Tramita na Câmara dos Deputados um projeto de lei assinado por 32 deputados de base conservadora, conhecido como PL 1904/2024, que propõe equiparar qualquer aborto realizado no Brasil após 22 semanas de gestação ao crime de homicídio. Essa proposta legislativa, que tem o deputado Sóstenes Cavalcante (PL/RJ) como um de seus autores principais, adiciona parágrafos a quatro artigos do Código Penal Brasileiro: os artigos 124, 125, 126 e 128.
O projeto, utilizando premissas equivocadas e sem focar na saúde da mulher, argumenta que, na época da criação do Código Penal, abortos em estágios avançados da gestação eram impensáveis e, se fossem realizados, seriam considerados homicídios ou infanticídios.
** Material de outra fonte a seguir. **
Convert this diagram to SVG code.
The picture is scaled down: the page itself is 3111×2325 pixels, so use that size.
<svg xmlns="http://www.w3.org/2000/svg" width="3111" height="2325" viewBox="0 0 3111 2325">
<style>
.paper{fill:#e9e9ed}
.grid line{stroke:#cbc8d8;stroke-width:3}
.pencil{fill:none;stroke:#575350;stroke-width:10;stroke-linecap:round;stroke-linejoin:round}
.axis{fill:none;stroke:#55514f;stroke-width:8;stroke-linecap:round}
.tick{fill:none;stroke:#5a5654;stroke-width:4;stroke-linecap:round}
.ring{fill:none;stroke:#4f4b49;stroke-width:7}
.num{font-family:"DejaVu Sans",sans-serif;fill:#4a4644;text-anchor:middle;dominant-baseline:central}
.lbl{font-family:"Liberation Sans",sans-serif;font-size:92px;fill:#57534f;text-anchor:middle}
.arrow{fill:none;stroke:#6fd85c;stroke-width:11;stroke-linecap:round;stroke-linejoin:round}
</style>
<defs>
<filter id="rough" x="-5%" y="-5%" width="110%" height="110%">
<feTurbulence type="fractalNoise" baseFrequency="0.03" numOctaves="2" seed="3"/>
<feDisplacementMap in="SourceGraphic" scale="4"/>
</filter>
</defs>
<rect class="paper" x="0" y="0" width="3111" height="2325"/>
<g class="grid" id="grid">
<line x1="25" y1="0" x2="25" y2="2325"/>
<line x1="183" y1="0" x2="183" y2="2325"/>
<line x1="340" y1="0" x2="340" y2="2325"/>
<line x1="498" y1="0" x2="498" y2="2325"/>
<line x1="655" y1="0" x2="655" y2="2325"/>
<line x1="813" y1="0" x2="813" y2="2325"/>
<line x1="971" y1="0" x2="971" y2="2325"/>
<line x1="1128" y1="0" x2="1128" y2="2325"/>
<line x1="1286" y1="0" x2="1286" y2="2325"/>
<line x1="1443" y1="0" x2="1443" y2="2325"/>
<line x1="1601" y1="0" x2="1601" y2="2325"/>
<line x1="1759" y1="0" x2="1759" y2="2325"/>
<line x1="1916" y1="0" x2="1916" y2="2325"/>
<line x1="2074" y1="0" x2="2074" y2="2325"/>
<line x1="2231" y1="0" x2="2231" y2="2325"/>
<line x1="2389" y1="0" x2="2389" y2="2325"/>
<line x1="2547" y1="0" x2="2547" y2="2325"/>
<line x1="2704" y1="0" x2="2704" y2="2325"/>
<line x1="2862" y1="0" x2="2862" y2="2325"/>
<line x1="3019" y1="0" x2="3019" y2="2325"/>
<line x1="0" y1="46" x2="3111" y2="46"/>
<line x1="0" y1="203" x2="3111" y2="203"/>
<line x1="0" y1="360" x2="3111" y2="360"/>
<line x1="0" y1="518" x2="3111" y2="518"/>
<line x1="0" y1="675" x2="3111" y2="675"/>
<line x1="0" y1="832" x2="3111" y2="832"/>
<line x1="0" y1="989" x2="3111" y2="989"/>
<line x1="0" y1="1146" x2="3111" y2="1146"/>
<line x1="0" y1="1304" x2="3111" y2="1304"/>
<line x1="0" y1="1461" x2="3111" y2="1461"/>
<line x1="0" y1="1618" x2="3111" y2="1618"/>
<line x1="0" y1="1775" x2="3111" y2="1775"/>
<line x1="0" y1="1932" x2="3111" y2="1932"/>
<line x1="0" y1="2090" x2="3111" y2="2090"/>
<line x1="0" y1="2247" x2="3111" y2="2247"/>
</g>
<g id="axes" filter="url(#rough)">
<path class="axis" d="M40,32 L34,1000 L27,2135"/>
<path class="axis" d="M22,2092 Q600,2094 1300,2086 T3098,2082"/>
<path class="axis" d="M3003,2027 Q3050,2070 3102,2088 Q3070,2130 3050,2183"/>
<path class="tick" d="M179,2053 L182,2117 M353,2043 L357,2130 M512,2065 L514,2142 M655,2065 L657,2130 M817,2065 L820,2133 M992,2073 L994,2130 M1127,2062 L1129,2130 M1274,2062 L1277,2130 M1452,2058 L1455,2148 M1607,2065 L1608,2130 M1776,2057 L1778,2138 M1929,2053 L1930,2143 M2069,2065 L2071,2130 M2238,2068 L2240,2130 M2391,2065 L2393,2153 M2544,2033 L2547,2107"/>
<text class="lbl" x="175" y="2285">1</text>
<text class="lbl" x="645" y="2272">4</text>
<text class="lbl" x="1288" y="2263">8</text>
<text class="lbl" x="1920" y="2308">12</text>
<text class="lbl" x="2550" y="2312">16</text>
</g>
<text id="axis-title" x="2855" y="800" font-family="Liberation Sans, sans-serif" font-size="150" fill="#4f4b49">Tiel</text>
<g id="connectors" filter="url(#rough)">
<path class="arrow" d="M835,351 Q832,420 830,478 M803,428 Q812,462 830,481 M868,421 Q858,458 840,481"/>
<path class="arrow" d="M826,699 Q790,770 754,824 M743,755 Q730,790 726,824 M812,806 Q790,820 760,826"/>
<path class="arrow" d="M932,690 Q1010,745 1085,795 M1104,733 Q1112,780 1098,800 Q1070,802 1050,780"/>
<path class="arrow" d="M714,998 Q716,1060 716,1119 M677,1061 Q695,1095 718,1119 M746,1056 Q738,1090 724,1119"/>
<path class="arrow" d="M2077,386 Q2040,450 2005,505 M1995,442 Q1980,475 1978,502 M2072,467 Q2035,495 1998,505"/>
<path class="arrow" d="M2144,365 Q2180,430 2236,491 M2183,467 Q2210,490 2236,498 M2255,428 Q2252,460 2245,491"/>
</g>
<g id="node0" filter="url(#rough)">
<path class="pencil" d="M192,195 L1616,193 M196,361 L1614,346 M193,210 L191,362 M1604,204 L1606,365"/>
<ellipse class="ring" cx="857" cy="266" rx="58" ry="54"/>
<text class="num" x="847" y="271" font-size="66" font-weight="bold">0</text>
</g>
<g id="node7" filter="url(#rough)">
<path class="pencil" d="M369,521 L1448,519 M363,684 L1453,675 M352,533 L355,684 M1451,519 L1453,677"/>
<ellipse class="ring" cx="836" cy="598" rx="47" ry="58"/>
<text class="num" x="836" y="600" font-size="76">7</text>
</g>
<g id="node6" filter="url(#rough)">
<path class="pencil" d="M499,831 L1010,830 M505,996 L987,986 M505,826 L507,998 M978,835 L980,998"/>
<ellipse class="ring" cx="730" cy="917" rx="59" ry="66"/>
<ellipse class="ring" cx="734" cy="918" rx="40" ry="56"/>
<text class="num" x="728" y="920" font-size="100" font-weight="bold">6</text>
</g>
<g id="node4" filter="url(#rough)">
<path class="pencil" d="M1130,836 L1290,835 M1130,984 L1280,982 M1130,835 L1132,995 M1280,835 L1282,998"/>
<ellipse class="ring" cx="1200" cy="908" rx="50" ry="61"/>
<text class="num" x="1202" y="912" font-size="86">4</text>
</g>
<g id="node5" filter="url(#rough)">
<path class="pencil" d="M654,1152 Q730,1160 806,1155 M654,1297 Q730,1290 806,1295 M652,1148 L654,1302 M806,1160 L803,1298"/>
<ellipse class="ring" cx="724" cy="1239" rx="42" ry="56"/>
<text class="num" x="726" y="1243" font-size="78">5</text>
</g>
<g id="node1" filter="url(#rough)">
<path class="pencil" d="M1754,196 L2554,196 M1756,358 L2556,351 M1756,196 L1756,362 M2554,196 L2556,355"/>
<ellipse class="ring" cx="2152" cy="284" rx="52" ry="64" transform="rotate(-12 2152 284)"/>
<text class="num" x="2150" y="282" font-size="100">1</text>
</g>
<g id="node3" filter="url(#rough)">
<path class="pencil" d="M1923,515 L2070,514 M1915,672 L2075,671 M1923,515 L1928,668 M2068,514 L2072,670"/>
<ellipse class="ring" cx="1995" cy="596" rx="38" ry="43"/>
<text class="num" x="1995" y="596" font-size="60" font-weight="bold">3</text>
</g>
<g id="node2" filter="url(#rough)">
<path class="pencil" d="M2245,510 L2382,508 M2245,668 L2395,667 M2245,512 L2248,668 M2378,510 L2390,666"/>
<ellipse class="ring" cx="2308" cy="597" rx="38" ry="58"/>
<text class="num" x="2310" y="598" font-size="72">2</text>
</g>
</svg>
De acordo com a proposta, “quando houver viabilidade fetal, presumida em gestações acima de 22 semanas, as penas serão aplicadas conforme o delito de homicídio simples”, cuja pena varia de 6 a 20 anos de reclusão.
Em uma manobra regimental, na noite de 12 de junho, a Câmara dos Deputados aprovou o regime de urgência para a tramitação do projeto, permitindo que ele seja votado diretamente no plenário, sem debates e pareceres nas comissões e sem ampla discussão com a sociedade. Essa manobra, conduzida pelo deputado Eli Borges (PL/TO) e apoiada pelo presidente da Câmara, Arthur Lira (PP/AL), gerou críticas e acirrou os ânimos do debate acerca do tema a nível nacional.
O PL 1904/2024 enfrentou manifestações contrárias e protestos em várias cidades brasileiras. Uma enquete no site da Câmara registrou mais de 400 mil votos, com 83% deles discordando totalmente do projeto. Segundo Ana Costa, diretora executiva do Centro Brasileiro de Estudos de Saúde (Cebes), o projeto é uma “reedição do ‘Estatuto do Estuprador'”, obrigando mulheres a continuarem com gestações resultantes de estupro, sob pena de prisão.
O projeto atinge diretamente as crianças menores de 14 anos, que muitas vezes descobrem a gestação tardiamente devido a abusos intrafamiliares. Segundo dados do Anuário Brasileiro de Segurança Pública, em 2022, 74.930 pessoas foram estupradas no Brasil, sendo 88,7% do sexo feminino e cerca de 60% com no máximo 13 anos de idade.
Se aprovado, o projeto poderá obrigar meninas vítimas de violência sexual a seguirem com a gestação, representando um retrocesso nos direitos sexuais e reprodutivos garantidos por lei desde 1940. A mudança na legislação significaria que os envolvidos no aborto poderiam ser condenados pelo crime de homicídio simples, com penas severas, enquanto a legislação atual prevê penas menores para os crimes de estupro.
O PL 1904/2024 representa uma significativa mudança na legislação brasileira sobre aborto, sendo um retrocesso ao impor severas penalidades para abortos realizados após 22 semanas de gestação, mesmo nos casos atualmente permitidos por lei. A proposta, ao fim e ao cabo, criminaliza as vítimas de estupro, em desacordo com os direitos reprodutivos mínimos das mulheres, representando ainda um passo atrás na saúde pública e na justiça social.